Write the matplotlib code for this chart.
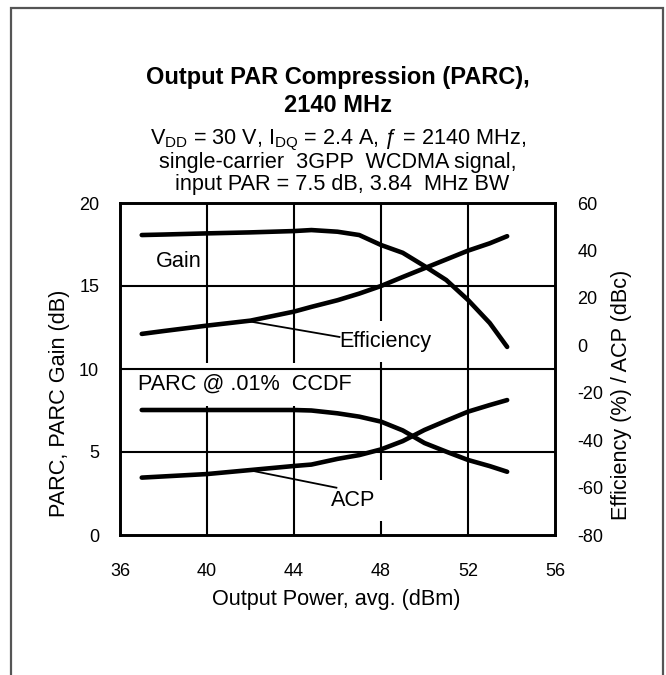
import matplotlib
matplotlib.use("Agg")
import matplotlib.pyplot as plt
from matplotlib.patches import Rectangle

plt.rcParams['font.family'] = ['Liberation Sans', 'DejaVu Sans']
plt.rcParams['mathtext.fontset'] = 'custom'
plt.rcParams['mathtext.rm'] = 'Liberation Sans'
plt.rcParams['mathtext.it'] = 'Liberation Sans:italic'

# ---- data ----
pout = [37, 38, 40, 42, 44, 44.8, 46, 47, 48, 49, 50, 51, 52, 53, 53.8]
gain = [18.07, 18.1, 18.17, 18.23, 18.31, 18.37, 18.27, 18.07, 17.47, 17.0, 16.2, 15.36, 14.16, 12.77, 11.33]
parc = [7.53, 7.53, 7.53, 7.53, 7.53, 7.5, 7.33, 7.13, 6.83, 6.3, 5.54, 5.02, 4.52, 4.15, 3.81]
eff = [4.8, 6.0, 8.3, 10.4, 14.2, 16.2, 19.0, 21.8, 25.0, 28.8, 32.5, 36.2, 39.9, 43.0, 46.0]
acp = [-55.8, -55.3, -54.3, -52.6, -50.9, -50.3, -47.9, -46.3, -43.9, -40.4, -35.7, -31.8, -28.0, -25.2, -23.1]

xticks = [36, 40, 44, 48, 52, 56]
yticks_left = [0, 5, 10, 15, 20]
yticks_right = [-80, -60, -40, -20, 0, 20, 40, 60]

W, H = 666, 675
fig = plt.figure(figsize=(W / 100, H / 100), dpi=100)

TICK_FS = 13
LAB_FS = 15.6

# outer frame (open at bottom)
fig.add_artist(Rectangle((11 / W, -0.05), (663 - 11) / W, 1.05 - 8 / H,
                         transform=fig.transFigure, fill=False,
                         edgecolor='#555555', linewidth=1.6))

ax = fig.add_axes([120 / W, 1 - 535 / H, 435 / W, 332 / H])
ax2 = ax.twinx()

ax.set_xlim(36, 56)
ax.set_ylim(0, 20)
ax2.set_ylim(-80, 60)
ax.set_xticks(xticks)
ax.set_yticks(yticks_left)
ax2.set_yticks(yticks_right)
ax.set_xticklabels([str(v) for v in xticks])
ax.set_yticklabels([str(v) for v in yticks_left])
ax2.set_yticklabels([str(v) for v in yticks_right])

ax.tick_params(axis='x', length=0, pad=20, labelsize=TICK_FS)
ax.tick_params(axis='y', length=0, pad=15, labelsize=TICK_FS)
ax2.tick_params(axis='y', length=0, pad=16, labelsize=TICK_FS)
for lab in ax2.get_yticklabels():
    lab.set_horizontalalignment('left')

for a in (ax, ax2):
    for s in a.spines.values():
        s.set_linewidth(1.9)
        s.set_color('black')

# grid lines: vertical below label boxes, horizontal above them
for v in xticks[1:-1]:
    ax.axvline(v, color='black', linewidth=1.5, zorder=1)
for v in yticks_left[1:-1]:
    ax.axhline(v, color='black', linewidth=1.5, zorder=2.4)

# curves
ax.plot(pout, gain, color='black', linewidth=3.3, solid_capstyle='round', zorder=3)
ax.plot(pout, parc, color='black', linewidth=3.3, solid_capstyle='round', zorder=3)
ax2.patch.set_visible(False)
ax.set_zorder(0)
ax2.set_zorder(1)
ax2.plot(pout, eff, color='black', linewidth=3.3, solid_capstyle='round', zorder=3)
ax2.plot(pout, acp, color='black', linewidth=3.3, solid_capstyle='round', zorder=3)

# labels on curves
box = dict(boxstyle='square,pad=0.45', facecolor='white', edgecolor='none')
ax.text(37.66, 16.14, 'Gain', fontsize=LAB_FS, ha='left', va='baseline', zorder=2)
ax.text(46.09, 11.34, 'Efficiency', fontsize=LAB_FS, ha='left', va='baseline', bbox=box, zorder=2)
ax.plot([41.85, 46.09], [12.89, 11.93], color='black', linewidth=1.3, zorder=2.5)
ax.text(36.83, 8.73, 'PARC @ .01%  CCDF', fontsize=LAB_FS, ha='left', va='baseline',
        bbox=dict(boxstyle='square,pad=0.5', facecolor='white', edgecolor='none'), zorder=2)
ax.text(45.72, 1.75, 'ACP', fontsize=LAB_FS, ha='left', va='baseline', bbox=box, zorder=2)
ax.plot([42.08, 45.95], [3.87, 2.85], color='black', linewidth=1.3, zorder=2.5)

# axis titles
fig.text(336 / W, 1 - 605 / H, 'Output Power, avg. (dBm)', fontsize=LAB_FS, ha='center', va='baseline')
fig.text(60 / W, 1 - 403 / H, 'PARC, PARC Gain (dB)', fontsize=LAB_FS, ha='center', va='center', rotation=90)
fig.text(622 / W, 1 - 395 / H, 'Efficiency (%) / ACP (dBc)', fontsize=LAB_FS, ha='center', va='center', rotation=90)

# title block
fig.text(338 / W, 1 - 84 / H, 'Output PAR Compression (PARC),', fontsize=17, fontweight='bold', ha='center', va='baseline')
fig.text(338 / W, 1 - 112 / H, '2140 MHz', fontsize=17, fontweight='bold', ha='center', va='baseline')
fig.text(338 / W, 1 - 144 / H, r'V$_{\mathrm{DD}}$ = 30 V, I$_{\mathrm{DQ}}$ = 2.4 A, ƒ = 2140 MHz,',
         fontsize=LAB_FS, ha='center', va='baseline')
fig.text(338 / W, 1 - 168 / H, 'single-carrier  3GPP  WCDMA signal,', fontsize=LAB_FS, ha='center', va='baseline')
fig.text(342 / W, 1 - 190 / H, 'input PAR = 7.5 dB, 3.84  MHz BW', fontsize=LAB_FS, ha='center', va='baseline')

fig.savefig('out.png', dpi=100)
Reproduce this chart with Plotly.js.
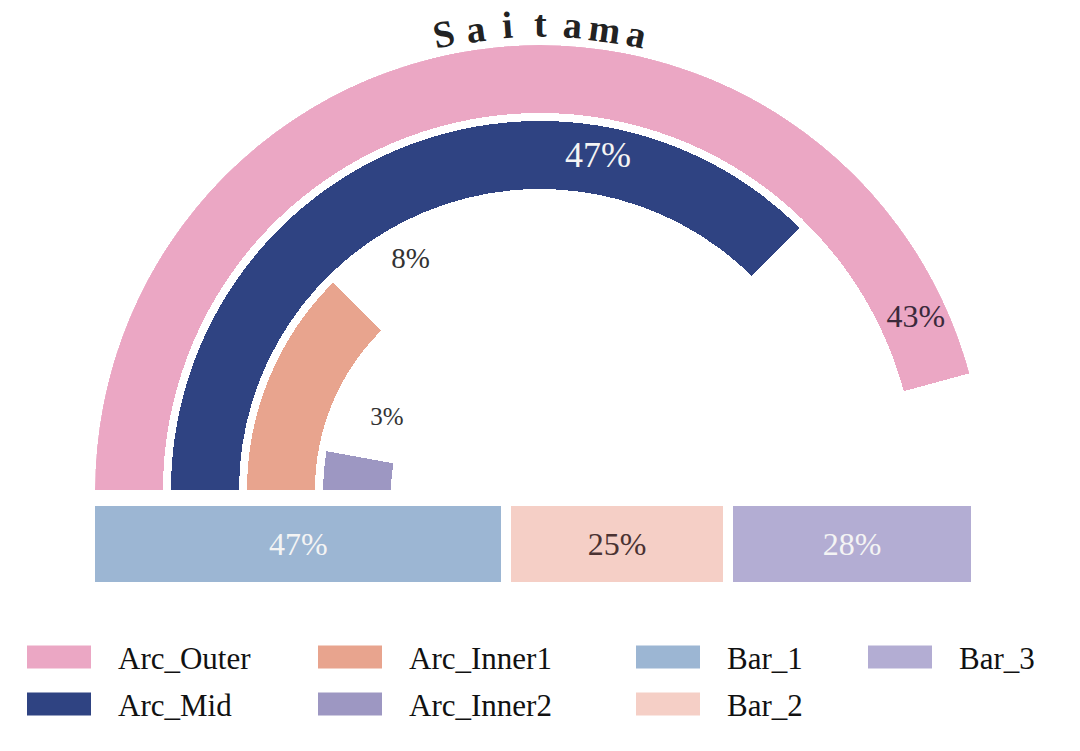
<!DOCTYPE html>
<html>
<head>
<meta charset="utf-8">
<script src="https://cdn.plot.ly/plotly-3.0.1.min.js"></script>
<style>
  html, body { margin: 0; padding: 0; background: #fff; }
  #chart { width: 1080px; height: 751px; }
</style>
</head>
<body>
<div id="chart"></div>
<script>
// data
const chartTitle = 'Saitama';
const arcNames = ['Arc_Outer', 'Arc_Mid', 'Arc_Inner1', 'Arc_Inner2'];
const arcValues = [43, 47, 8, 3];             // label values (%)
const arcSpans = [164.8, 134.7, 45.1, 10.3];  // angular extent of each arc (deg)
const barNames = ['Bar_1', 'Bar_2', 'Bar_3'];
const barValues = [47, 25, 28];

const arcColors = ['#EBA7C4', '#2F4382', '#E8A48E', '#9D97C2'];
const barColors = ['#9CB6D3', '#F5CFC6', '#B3ADD3'];
const arcTextColors = ['#3B2A3B', '#F4F4F4', '#333333', '#333333'];
const arcTextSizes = [32, 36, 29, 25];
const barTextColors = ['#F4F4F4', '#4A3232', '#F4F4F4'];

const W = 1080, H = 751;
const px = x => x / W;
const py = y => 1 - y / H;
const serif = "'Liberation Serif', 'Times New Roman', serif";

// ring geometry (radial units = pixels), centre of the half circle
const cx = 540, cy = 490;
const R = 445, pitch = 76, thick = 68;
const ringOuter = arcNames.map((_, i) => R - pitch * i);
const ringBase = ringOuter.map(r => r - thick);
// label placement tweaks
const labelDTheta = [-9.3, -34.8, 15.4, 14.7];
const labelDR = [2, 2, 4, -14];

const traces = [];

arcNames.forEach((name, i) => {
  traces.push({
    type: 'barpolar',
    name: name,
    r: [thick],
    base: [ringBase[i]],
    theta: [arcSpans[i] / 2],
    width: [arcSpans[i]],
    marker: { color: arcColors[i], line: { width: 0 } },
    showlegend: false,
    hoverinfo: 'skip'
  });
});

traces.push({
  type: 'scatterpolar',
  mode: 'text',
  r: arcNames.map((_, i) => ringBase[i] + thick / 2 + labelDR[i]),
  theta: arcSpans.map((s, i) => s + labelDTheta[i]),
  text: arcValues.map(v => v + '%'),
  textposition: 'middle center',
  textfont: { family: serif, size: arcTextSizes, color: arcTextColors },
  showlegend: false,
  hoverinfo: 'skip'
});

barNames.forEach((name, i) => {
  traces.push({
    type: 'bar',
    orientation: 'h',
    name: name,
    x: [barValues[i]],
    y: [0],
    width: 1,
    text: [barValues[i] + '%'],
    textposition: 'inside',
    insidetextanchor: 'middle',
    textangle: 0,
    textfont: { family: serif, size: 32, color: barTextColors[i] },
    marker: { color: barColors[i], line: { color: '#ffffff', width: 10 } },
    showlegend: false,
    hoverinfo: 'skip'
  });
});

// curved title, one letter per annotation along an arc above the rings
const annotations = [];
const titleR = 466, titleStep = 4.0;
const letters = chartTitle.split('');
letters.forEach((ch, i) => {
  const a = 90 + ((letters.length - 1) / 2 - i) * titleStep;
  const rad = a * Math.PI / 180;
  annotations.push({
    xref: 'paper', yref: 'paper',
    x: px(cx + titleR * Math.cos(rad)),
    y: py(cy - titleR * Math.sin(rad)),
    xanchor: 'center', yanchor: 'middle',
    text: '<b>' + ch + '</b>',
    textangle: 90 - a,
    showarrow: false,
    font: { family: serif, size: 38, color: '#222222' }
  });
});

// legend: two rows, column-major order
const legendNames = arcNames.concat(barNames);
const legendColors = arcColors.concat(barColors);
const swatchX = [27, 318, 636, 868];
const rowY = [657, 704];
const shapes = [];
legendNames.forEach((name, k) => {
  const col = Math.floor(k / 2), row = k % 2;
  const x0 = swatchX[col], yc = rowY[row];
  shapes.push({
    type: 'rect', xref: 'paper', yref: 'paper',
    x0: px(x0), x1: px(x0 + 64), y0: py(yc + 11.5), y1: py(yc - 11.5),
    fillcolor: legendColors[k], line: { width: 0 }
  });
  annotations.push({
    xref: 'paper', yref: 'paper',
    x: px(x0 + 89), y: py(yc + 1),
    xanchor: 'left', yanchor: 'middle',
    text: name, showarrow: false,
    font: { family: serif, size: 31, color: '#111111' }
  });
});

const layout = {
  width: W, height: H,
  autosize: false,
  margin: { l: 0, r: 0, t: 0, b: 0 },
  paper_bgcolor: '#ffffff',
  plot_bgcolor: 'rgba(0,0,0,0)',
  hovermode: false,
  barmode: 'stack',
  polar: {
    domain: { x: [px(cx - R), px(cx + R)], y: [py(cy), py(cy - R)] },
    sector: [0, 180],
    hole: 0,
    bgcolor: 'rgba(0,0,0,0)',
    radialaxis: { visible: false, range: [0, R] },
    angularaxis: { visible: false, rotation: 180, direction: 'clockwise' }
  },
  xaxis: { domain: [px(90), px(976)], range: [0, 100], visible: false, fixedrange: true },
  yaxis: { domain: [py(587), py(501)], range: [-0.5, 0.5], visible: false, fixedrange: true },
  shapes: shapes,
  annotations: annotations
};

Plotly.newPlot('chart', traces, layout, { displayModeBar: false, staticPlot: true });
</script>
</body>
</html>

_ _ _ _

Objective -
Reproduce the material above exactly, first line through the line that contains "from matplotlib.patches import Rectangle", minus the pictures.

Complete response -
Write the matplotlib code for this chart.
import matplotlib
matplotlib.use("Agg")
import matplotlib.pyplot as plt
from matplotlib.patches import Rectangle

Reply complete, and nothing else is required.